This morning I've been thinking about the letter b or things that begin with b that I could write about today, and not just a word but something I'm relating to. The word, break, or even more specifically the phrase, breaking out or breaking free, keeps coming to my mind and it's something I'm also feeling.
Throughout my life (and I imagine that I'm not the only one) I've had and continue to have experiences of getting stuck and feeling the need to break out of that thought process or pattern that I may be stuck in that may last for an hour, a day or a week or even for years. I'm fortunate to now recognize the descent into a hole fairly quickly. In fact, now I can see it happening as it is happening; however, I'm not great at stopping myself at that very moment, hence the need to break out after it's happened.
As I was thinking about the phrase, breaking out, the word brake also came to my mind. Breaking and braking mean different things; however, I have found that they're absolutely related to each other (at least in my world).
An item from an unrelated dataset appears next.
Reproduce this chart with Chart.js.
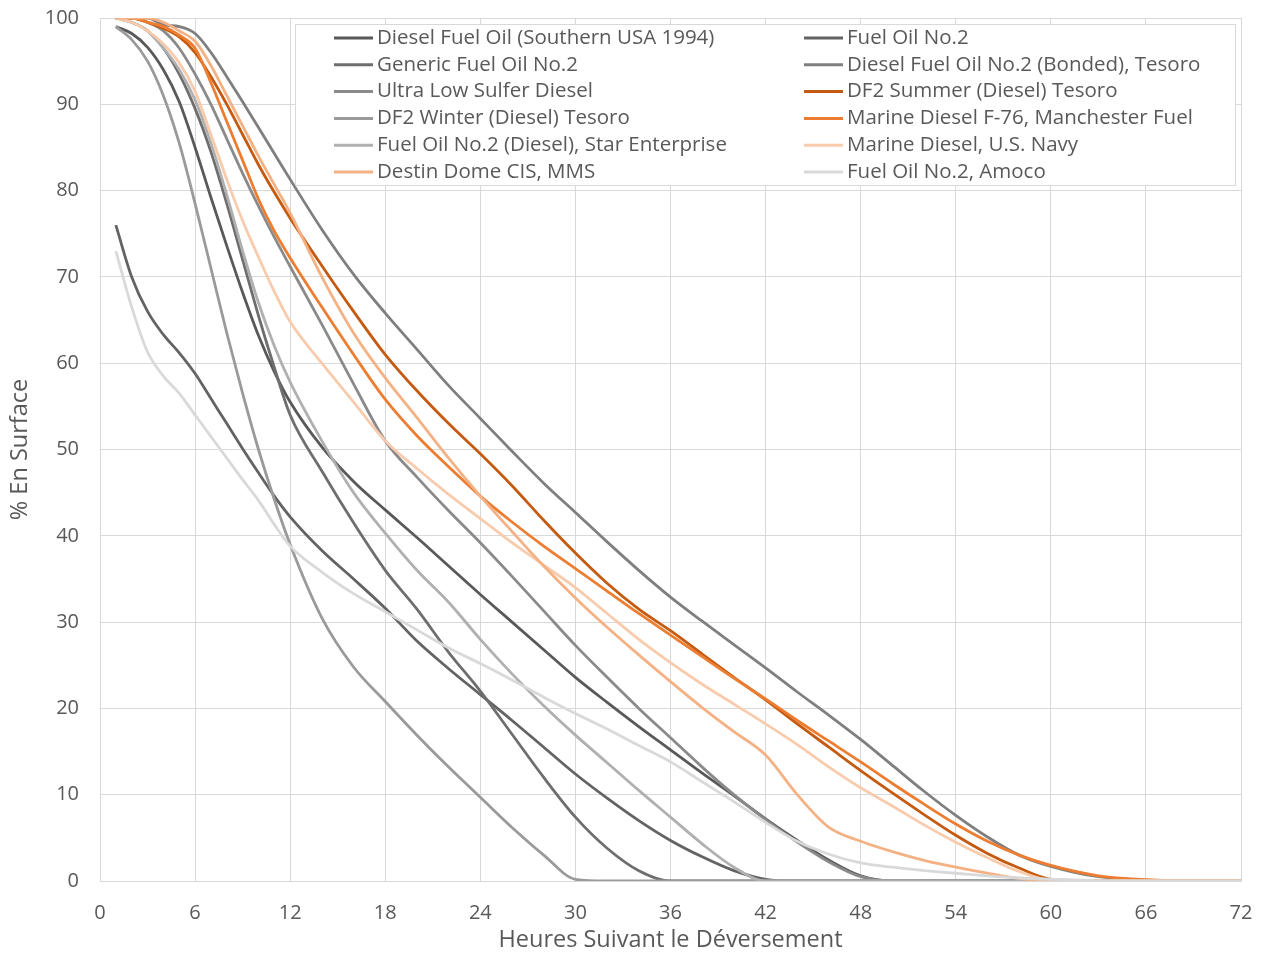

One of the definitions of brake is to be slowed down or stopped, as in braking. One of the meanings of the word, break means to cause to come apart by force. If I'm wanting to break out of a negative thought or a mood or habit then I need to put on the brakes and stop right where I am in order to change that thought or action.
Most of us have things in our lives that we'd love to break free from. For me, today it's a feeling I can't quite describe, one of a little sadness and disappointment that I felt in an instant last evening and know exactly where it came from. This morning I awoke knowing that today I would be taking on that task of breaking free from that feeling and putting on the brakes to the negative thoughts that helped perpetuate that feeling.
Prayer and working out have helped put me on the right path; now I'm thinking it's time for some great music and dancing. I think that will just about take care of it; at least for today.